(189g) Combined Real-Time Magnetic Resonance Imaging and Numerical Simulation of Gas Bubble Splitting and Coalescence in Fluidized Beds

Gas bubbles in fluidized bed reactors influence heat, mass and momentum transfer between the gas and solid phases and in turn the design of the reactor. In particular, the size of the bubbles is an important parameter, since an increasing bubble size enhances particle mixing, but reduces gas-solid contacting. A precise control of the bubble size distribution is therefore crucial to ensure process continuity and the desired performance of the fluidized reactor. This demands a profound understanding of the mechanisms that lead to bubble splitting and coalescence. However, real-time data of these processes are difficult to acquire in a three dimensional bed due to the opaque nature of granular matter. Magnetic resonance imaging (MRI) has been shown to be a suitable method for the non-invasive measurement of solid fraction and particle velocity.

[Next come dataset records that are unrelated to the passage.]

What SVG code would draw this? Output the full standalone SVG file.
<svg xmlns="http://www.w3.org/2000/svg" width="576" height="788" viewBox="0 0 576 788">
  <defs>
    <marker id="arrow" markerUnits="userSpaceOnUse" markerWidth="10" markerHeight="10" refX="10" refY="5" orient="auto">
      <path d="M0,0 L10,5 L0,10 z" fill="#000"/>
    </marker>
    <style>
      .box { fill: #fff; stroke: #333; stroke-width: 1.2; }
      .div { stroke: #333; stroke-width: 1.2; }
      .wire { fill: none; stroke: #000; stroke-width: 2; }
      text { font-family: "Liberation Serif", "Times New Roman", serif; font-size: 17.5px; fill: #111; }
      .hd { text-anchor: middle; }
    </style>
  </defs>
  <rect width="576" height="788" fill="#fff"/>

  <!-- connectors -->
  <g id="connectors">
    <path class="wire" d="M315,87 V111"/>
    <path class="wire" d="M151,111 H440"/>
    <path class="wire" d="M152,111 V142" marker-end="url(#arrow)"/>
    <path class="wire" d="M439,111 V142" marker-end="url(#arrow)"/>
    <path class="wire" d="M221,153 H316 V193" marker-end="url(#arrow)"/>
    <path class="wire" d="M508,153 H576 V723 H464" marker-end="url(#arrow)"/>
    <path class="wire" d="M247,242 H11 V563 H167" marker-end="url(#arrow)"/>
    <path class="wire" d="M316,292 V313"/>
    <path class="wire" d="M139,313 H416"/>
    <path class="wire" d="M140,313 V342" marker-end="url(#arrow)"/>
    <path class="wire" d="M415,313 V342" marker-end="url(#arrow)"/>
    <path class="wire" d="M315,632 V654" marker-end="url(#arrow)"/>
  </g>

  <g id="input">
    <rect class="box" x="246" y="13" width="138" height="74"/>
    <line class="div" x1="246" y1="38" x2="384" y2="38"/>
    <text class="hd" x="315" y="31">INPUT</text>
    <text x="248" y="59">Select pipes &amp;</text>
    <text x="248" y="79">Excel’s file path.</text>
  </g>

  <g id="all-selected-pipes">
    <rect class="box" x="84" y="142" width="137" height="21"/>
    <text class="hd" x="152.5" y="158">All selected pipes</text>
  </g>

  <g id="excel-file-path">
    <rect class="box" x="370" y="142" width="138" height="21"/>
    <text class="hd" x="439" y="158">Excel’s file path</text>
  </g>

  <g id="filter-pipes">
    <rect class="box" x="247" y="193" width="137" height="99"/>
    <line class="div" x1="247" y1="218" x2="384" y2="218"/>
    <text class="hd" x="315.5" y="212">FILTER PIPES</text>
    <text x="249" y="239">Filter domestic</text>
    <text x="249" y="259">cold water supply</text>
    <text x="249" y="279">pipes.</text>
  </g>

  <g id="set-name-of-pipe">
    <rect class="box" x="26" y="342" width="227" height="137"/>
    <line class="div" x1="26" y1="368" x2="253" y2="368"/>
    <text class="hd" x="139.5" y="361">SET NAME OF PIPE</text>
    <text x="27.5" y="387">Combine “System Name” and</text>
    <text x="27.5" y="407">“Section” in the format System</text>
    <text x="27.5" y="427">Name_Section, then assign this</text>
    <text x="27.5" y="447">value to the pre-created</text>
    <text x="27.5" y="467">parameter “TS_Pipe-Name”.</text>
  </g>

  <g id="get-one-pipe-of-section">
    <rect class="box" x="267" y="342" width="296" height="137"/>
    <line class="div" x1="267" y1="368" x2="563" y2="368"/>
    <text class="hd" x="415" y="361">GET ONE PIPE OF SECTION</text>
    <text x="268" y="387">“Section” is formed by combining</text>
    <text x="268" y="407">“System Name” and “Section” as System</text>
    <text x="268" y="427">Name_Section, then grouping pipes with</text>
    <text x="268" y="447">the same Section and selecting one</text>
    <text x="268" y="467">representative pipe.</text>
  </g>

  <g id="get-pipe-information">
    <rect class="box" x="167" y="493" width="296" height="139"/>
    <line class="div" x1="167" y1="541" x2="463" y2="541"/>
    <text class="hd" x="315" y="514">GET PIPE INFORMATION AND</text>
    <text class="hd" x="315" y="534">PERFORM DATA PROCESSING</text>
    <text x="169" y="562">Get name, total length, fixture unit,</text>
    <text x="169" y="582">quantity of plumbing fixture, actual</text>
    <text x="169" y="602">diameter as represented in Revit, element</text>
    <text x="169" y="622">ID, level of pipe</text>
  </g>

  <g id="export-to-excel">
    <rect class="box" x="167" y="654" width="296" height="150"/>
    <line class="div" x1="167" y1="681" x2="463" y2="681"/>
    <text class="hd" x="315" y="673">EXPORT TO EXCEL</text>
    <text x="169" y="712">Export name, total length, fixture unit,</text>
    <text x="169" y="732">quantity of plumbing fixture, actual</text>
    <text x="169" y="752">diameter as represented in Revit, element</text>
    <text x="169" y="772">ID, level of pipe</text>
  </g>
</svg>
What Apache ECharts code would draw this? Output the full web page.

We have recently implemented MRI acceleration techniques to speed up data acquisition and enable the real-time investigation of granular dynamics (1). In this work, we study the transient splitting and coalescence of gas bubbles in a variety of fluidized bed geometries (i.e. with and without inserts) by means of combined MRI measurements and numerical simulations. Single gas bubbles are injected through a central orifice at the bottom of the bed. These MRI measurements are complemented by numerical simulations using computational fluid dynamics simulation coupled with a discrete element method (CFD-DEM) (2).

Both the numerical simulations and the MRI measurements of the bubble dynamics show very similar dynamics during bubble splitting and coalescence. Additionally, the simulations give insight into the solid motion at the grain level and provide information on the gas flow in and around the bubbles. Combing our experimental and numerical results allowed us to draw conclusions concerning bubble stability and the mechanism that control bubble splitting and coalescence. We are confident that our findings contribute to obtaining a better understanding of the complex interplay between the gas and solid phase in fluidized beds.

1. Penn, A., et al., "Real-time probing of granular dynamics with magnetic resonance," Science Advances, 3 (9), pp. 1-7 (Sep 2017).
2. Kloss, C., et al., "Models, algorithms and validation for opensource DEM and CFD-DEM," Progress in Computational Fluid Dynamics, 12 (2-3), pp. 140-152 (2012).